*Given request:*
Only the lines from the one with "Output the Python" through the one with "import plotly.graph_objects as go", inclusive, should be echoed exactly; pictures are left out.

--- --- ---

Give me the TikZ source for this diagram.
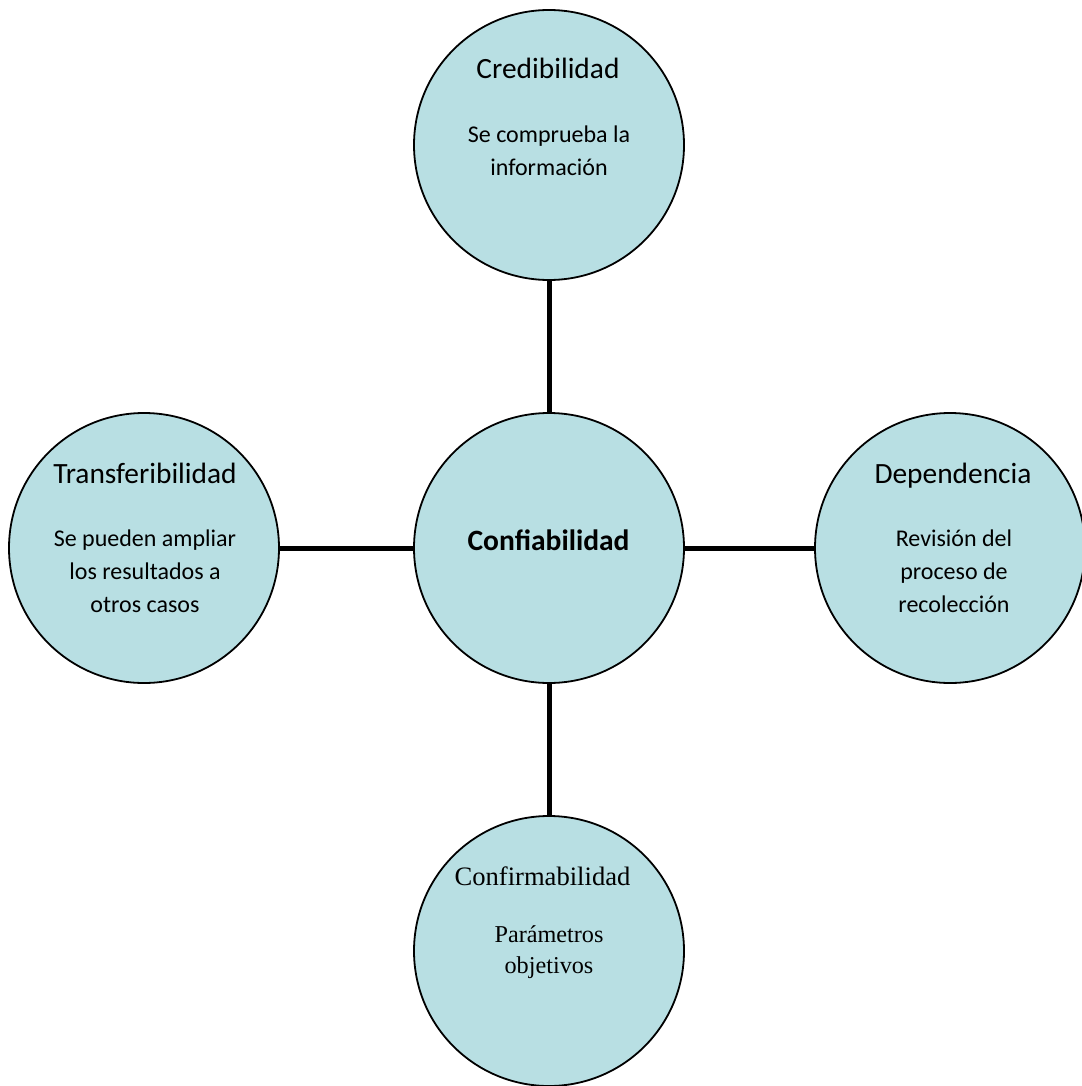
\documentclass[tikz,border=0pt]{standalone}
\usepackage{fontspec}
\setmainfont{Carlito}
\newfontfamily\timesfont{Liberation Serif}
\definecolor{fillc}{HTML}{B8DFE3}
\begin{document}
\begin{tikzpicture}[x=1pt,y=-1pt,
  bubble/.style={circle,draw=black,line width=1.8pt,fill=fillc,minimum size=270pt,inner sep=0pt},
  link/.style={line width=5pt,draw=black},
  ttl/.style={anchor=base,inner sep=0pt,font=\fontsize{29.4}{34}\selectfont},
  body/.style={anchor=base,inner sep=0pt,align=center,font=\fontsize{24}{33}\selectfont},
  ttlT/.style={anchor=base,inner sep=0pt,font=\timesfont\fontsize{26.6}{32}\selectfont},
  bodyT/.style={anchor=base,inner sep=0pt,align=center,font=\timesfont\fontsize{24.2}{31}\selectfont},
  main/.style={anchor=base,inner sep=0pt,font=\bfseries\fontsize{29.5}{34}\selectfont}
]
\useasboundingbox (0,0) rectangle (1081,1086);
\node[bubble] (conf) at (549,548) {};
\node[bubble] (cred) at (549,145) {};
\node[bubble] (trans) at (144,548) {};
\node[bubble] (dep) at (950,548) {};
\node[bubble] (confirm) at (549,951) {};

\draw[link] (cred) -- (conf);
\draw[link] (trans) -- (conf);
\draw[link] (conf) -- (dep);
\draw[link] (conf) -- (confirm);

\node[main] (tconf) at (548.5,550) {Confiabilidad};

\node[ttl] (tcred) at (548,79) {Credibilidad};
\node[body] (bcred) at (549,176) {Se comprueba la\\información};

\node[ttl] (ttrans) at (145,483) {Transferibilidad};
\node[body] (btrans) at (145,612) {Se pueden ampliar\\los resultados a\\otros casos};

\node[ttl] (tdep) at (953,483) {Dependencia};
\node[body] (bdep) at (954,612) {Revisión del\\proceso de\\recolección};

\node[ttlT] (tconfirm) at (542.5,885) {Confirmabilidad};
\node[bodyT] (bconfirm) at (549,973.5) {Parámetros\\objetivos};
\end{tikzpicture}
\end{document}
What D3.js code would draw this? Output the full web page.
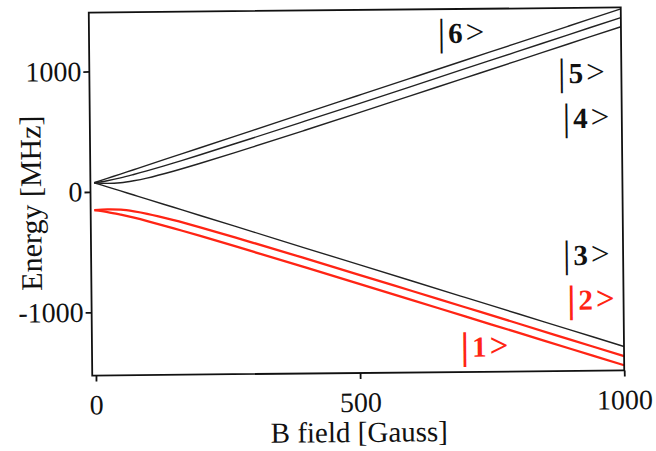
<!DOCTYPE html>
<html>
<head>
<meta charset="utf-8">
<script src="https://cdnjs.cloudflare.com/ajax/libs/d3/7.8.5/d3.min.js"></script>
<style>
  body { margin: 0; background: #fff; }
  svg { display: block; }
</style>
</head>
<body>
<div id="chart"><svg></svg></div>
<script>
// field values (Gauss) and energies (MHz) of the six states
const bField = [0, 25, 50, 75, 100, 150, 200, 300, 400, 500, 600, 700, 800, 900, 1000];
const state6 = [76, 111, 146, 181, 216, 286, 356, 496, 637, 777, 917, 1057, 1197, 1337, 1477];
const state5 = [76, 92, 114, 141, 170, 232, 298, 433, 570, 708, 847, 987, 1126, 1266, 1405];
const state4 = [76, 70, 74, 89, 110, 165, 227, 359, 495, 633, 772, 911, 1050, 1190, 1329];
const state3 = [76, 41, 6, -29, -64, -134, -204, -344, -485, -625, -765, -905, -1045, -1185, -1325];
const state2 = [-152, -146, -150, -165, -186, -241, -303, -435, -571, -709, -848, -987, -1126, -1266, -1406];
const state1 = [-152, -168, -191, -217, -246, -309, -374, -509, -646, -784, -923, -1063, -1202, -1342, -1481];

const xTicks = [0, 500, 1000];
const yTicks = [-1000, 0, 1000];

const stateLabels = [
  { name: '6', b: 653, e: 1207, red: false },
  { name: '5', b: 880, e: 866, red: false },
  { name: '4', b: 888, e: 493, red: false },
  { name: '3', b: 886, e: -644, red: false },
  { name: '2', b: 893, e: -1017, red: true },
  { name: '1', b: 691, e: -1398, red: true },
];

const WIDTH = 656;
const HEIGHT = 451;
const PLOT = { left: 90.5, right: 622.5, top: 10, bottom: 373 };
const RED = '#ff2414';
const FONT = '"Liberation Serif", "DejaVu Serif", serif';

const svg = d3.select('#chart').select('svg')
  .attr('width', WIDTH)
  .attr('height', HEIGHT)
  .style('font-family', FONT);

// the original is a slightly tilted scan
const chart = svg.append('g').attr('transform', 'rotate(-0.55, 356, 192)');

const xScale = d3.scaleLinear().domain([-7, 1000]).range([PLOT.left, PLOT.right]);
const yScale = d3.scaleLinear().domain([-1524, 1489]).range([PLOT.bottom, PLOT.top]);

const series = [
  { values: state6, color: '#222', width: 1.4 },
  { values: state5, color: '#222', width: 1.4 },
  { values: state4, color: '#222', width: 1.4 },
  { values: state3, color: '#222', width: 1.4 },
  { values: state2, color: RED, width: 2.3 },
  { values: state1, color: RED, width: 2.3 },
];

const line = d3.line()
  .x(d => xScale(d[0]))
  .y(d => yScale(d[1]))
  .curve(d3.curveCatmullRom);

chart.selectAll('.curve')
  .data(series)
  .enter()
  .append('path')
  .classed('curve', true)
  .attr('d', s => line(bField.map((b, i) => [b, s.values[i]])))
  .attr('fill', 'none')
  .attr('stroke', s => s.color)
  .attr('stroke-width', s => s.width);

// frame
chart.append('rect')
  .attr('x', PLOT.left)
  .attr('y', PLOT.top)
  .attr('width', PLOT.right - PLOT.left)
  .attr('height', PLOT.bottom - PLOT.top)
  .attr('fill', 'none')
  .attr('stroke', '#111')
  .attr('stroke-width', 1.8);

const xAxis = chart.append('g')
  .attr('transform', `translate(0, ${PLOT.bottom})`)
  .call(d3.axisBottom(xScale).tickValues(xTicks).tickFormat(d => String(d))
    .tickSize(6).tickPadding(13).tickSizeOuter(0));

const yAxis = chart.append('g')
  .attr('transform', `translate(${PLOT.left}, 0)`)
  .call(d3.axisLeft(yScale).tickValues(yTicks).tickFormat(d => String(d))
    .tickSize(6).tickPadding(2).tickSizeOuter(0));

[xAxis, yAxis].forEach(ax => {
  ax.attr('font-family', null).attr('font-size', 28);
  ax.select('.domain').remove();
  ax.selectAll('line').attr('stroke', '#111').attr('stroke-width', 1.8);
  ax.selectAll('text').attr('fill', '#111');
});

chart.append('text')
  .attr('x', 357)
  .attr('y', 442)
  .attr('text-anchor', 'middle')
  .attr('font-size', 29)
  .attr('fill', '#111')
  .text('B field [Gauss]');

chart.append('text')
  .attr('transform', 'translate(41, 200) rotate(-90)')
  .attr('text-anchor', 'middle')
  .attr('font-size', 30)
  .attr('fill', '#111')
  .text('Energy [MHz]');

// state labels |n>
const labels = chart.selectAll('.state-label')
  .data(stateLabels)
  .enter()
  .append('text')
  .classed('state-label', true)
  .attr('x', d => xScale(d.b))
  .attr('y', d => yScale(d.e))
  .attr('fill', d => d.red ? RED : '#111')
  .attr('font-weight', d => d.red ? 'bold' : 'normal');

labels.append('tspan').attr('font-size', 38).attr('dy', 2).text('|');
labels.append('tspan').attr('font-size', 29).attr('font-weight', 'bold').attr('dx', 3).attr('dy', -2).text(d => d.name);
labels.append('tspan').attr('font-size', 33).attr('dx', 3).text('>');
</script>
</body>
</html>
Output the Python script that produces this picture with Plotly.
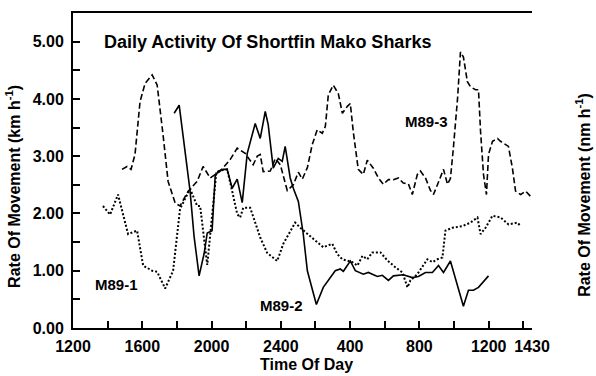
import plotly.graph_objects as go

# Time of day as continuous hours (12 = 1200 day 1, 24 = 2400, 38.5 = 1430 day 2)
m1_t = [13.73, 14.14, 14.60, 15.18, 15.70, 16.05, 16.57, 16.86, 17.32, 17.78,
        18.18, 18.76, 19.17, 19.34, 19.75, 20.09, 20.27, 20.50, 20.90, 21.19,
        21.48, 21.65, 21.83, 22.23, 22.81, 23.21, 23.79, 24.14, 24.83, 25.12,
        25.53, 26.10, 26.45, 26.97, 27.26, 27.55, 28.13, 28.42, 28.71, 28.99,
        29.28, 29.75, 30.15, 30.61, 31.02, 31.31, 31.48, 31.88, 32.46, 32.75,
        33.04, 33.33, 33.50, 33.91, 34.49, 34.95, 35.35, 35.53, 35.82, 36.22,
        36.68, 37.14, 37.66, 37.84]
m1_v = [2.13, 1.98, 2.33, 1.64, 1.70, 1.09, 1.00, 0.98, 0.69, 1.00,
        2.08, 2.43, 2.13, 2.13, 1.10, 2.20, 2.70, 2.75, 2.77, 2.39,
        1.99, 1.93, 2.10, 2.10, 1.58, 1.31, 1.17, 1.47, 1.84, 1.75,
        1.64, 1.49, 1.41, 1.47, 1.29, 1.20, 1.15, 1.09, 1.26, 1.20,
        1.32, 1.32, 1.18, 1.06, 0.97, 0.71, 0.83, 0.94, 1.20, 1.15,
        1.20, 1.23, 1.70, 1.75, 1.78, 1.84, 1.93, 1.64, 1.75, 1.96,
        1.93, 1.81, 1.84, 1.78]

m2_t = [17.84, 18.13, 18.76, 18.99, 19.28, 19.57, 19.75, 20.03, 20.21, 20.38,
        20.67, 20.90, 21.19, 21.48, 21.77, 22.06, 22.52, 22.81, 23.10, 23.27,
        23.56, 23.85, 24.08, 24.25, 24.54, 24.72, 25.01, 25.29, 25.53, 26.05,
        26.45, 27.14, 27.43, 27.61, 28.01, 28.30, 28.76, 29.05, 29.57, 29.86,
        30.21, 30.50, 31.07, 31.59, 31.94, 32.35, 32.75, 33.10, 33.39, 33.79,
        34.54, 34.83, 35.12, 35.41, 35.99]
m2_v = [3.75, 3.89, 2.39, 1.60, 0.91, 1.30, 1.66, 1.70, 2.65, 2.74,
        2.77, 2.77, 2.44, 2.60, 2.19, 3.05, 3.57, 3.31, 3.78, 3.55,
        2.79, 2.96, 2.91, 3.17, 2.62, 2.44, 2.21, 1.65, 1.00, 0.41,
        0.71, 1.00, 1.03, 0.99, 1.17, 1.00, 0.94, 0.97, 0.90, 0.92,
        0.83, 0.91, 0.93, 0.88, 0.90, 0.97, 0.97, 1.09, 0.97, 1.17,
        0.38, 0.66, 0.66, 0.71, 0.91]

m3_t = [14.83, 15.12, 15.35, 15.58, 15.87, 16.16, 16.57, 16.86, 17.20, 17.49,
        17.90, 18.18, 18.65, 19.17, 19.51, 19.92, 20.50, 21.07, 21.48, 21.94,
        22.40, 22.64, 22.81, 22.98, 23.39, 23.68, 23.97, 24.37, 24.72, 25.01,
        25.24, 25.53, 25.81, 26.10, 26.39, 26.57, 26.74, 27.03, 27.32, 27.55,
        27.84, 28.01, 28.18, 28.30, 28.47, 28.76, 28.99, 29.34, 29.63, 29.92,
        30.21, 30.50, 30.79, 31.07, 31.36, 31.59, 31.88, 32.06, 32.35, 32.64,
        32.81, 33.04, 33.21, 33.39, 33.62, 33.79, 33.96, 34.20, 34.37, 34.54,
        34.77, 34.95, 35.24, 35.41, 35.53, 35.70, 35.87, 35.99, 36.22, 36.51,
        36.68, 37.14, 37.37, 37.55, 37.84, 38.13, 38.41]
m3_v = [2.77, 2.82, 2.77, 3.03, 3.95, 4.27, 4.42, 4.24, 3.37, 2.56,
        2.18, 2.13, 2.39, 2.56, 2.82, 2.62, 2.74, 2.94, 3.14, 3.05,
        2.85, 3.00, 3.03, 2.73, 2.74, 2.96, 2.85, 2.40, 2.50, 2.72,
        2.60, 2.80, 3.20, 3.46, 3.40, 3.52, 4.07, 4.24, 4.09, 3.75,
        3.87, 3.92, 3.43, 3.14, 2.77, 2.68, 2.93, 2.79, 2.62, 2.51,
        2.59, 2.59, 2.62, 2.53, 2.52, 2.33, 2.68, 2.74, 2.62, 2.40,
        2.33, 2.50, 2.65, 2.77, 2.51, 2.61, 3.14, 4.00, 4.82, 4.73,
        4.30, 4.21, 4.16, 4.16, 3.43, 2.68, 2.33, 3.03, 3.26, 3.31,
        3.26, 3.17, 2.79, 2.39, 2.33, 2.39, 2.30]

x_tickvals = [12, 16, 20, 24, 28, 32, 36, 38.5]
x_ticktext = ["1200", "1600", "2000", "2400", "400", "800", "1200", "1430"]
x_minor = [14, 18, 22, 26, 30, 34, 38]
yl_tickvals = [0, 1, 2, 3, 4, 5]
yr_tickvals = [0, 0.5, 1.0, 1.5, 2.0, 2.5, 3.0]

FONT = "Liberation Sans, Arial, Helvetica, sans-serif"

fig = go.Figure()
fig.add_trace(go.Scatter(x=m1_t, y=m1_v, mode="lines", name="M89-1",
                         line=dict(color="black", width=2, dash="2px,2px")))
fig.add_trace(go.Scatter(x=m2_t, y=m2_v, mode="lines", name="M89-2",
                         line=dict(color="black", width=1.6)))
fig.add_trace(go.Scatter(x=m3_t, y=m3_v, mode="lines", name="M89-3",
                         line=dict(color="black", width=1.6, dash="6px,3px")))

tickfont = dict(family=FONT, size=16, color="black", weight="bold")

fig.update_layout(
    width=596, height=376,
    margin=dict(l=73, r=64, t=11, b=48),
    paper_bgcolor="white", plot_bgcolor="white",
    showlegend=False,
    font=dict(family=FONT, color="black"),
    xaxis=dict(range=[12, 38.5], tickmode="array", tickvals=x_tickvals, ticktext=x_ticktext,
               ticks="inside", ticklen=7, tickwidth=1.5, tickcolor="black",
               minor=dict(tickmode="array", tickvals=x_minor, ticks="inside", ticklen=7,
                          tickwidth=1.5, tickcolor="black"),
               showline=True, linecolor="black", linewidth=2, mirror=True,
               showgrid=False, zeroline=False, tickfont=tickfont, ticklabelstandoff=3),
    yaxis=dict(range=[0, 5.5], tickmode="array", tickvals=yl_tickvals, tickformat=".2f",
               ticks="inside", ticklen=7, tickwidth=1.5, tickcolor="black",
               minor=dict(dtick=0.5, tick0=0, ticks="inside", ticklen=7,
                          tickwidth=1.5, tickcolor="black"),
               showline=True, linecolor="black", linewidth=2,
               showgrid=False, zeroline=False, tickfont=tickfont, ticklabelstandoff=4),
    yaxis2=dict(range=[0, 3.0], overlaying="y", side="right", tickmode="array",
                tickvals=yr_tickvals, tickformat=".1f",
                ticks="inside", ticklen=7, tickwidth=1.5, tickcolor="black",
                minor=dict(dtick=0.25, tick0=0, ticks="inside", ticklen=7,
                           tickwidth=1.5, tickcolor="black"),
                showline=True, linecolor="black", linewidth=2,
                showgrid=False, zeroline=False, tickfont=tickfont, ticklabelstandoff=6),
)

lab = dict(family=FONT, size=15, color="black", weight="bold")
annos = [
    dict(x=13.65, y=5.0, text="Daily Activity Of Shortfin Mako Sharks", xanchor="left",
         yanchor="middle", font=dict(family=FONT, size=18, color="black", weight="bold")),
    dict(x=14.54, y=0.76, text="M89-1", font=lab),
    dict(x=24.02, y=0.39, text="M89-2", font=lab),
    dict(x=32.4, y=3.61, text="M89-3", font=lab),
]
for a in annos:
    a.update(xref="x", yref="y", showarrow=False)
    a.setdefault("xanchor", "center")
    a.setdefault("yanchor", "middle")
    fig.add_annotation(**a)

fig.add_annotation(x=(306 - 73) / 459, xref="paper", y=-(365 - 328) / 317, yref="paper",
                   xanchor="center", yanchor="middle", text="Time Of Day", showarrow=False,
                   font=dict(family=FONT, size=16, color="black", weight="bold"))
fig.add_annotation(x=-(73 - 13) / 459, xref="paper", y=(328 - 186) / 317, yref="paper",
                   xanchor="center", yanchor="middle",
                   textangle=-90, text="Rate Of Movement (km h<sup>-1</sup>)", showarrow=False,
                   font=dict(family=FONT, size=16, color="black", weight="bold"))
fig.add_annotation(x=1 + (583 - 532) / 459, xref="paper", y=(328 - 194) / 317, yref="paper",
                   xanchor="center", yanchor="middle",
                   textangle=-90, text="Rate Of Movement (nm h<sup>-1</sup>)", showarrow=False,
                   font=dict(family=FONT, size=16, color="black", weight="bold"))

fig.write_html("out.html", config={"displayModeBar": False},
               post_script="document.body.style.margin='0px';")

--- --- ---

*Expected output:*
Output the Python script that produces this picture with Plotly.
import plotly.graph_objects as go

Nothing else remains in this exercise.